Prefiero recordarlo en la escuela al campo de 1980, nuestro último año de preuniversitario. Él solo, en la orilla del frente, colgado del cable de acero que atravesaba el rio, a sabiendas que desde el otro lado nosotros, sus amigos, estábamos tramando sacudir la línea justo cuando estuviera en el medio del trayecto.
Era el más alto del grupo y se veía ridículo mientras le zarandeamos hasta que cayó al agua. Se reía, pero nos amenazaba con arrollarnos cuando saliera, nos obligó a correr hasta el campamento.
De aquel momento nos quedan las fotos que tomaron los padres de Tito y Toto: posamos masticando, comiendo las postas de pollo que el matrimonio había traído para sus hijos pero que sin importar lo difícil que “estaba la cosa” no dudaron en compartir con toda la pandilla. Iván destaca por su tamaño y camisa militar reciclada como ropa de trabajo. Era un buen tipo, quizás de pocas luces, pero muy valiente y suertudo con el bando femenino.
La ultima vez que nos vimos estaba a punto de partir para Angola. Preocupado porque le quedaban 24 horas para despedirse de sus tres mujeres, “de esta no salgo entero”, me decía refiriéndose a ellas y no a la guerra en la que estaba punto de meterse de a lleno.
Las tres novias se le unieron finalmente para recibirlo a su vuelta de África, vino en una cajita. Absurdo que él, tan alto, se viera reducido a semejantes dimensiones.
No me resigno a que Iván quede olvidado, transformado en una estadística, una pieza más de ese rompecabezas que se inventó Fidel Castro para meterse en África y jugar al Alejandro Magno, todo por conseguir su foto en la página de la enciclopedia ilustrada con que siempre soñó.
Iván fue uno de muchos a los que les troncaron la vida en ese viaje a ningún lado, condenados a ser parte de un error, una derrota escondida en la tergiversación de la historia a que nos tiene acostumbrado el régimen cubano, miles de muertos que solo fueron útiles para que los dirigentes angolanos de entonces se convirtieran en los capitalistas millonarios de ahora.
Cuarenta años después los miembros de la pandilla nos reunimos en casa de Andrés Nuviola, aquí en Miami. Nos volvimos a retratar, en la misma pose de la foto original y guardándole el espacio a Iván.

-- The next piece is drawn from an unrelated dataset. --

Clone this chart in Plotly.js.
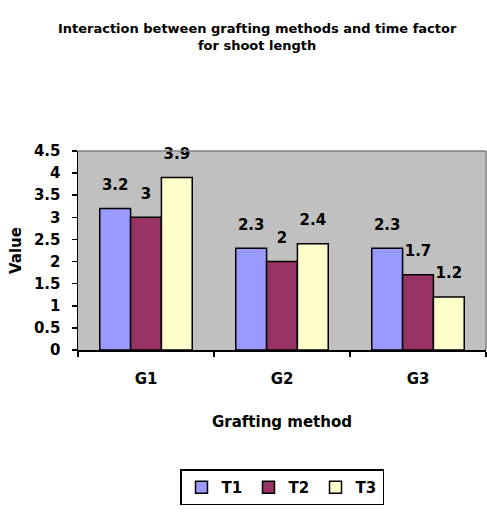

Lo recordamos diciendo disparates, poniéndose violento cuando le contradecían y riendo, siempre riendo. ¿A qué hubiera llegado si siguiera vivo?, no sabemos, quizás no hubiera destacado en nada, pero tenía derecho a disfrutar su vida, a envejecer y recordar, como nosotros tantos años después, aquel día que nos persiguió, lanzándonos piedras y todo mojado por el chapuzón que le obligamos a darse.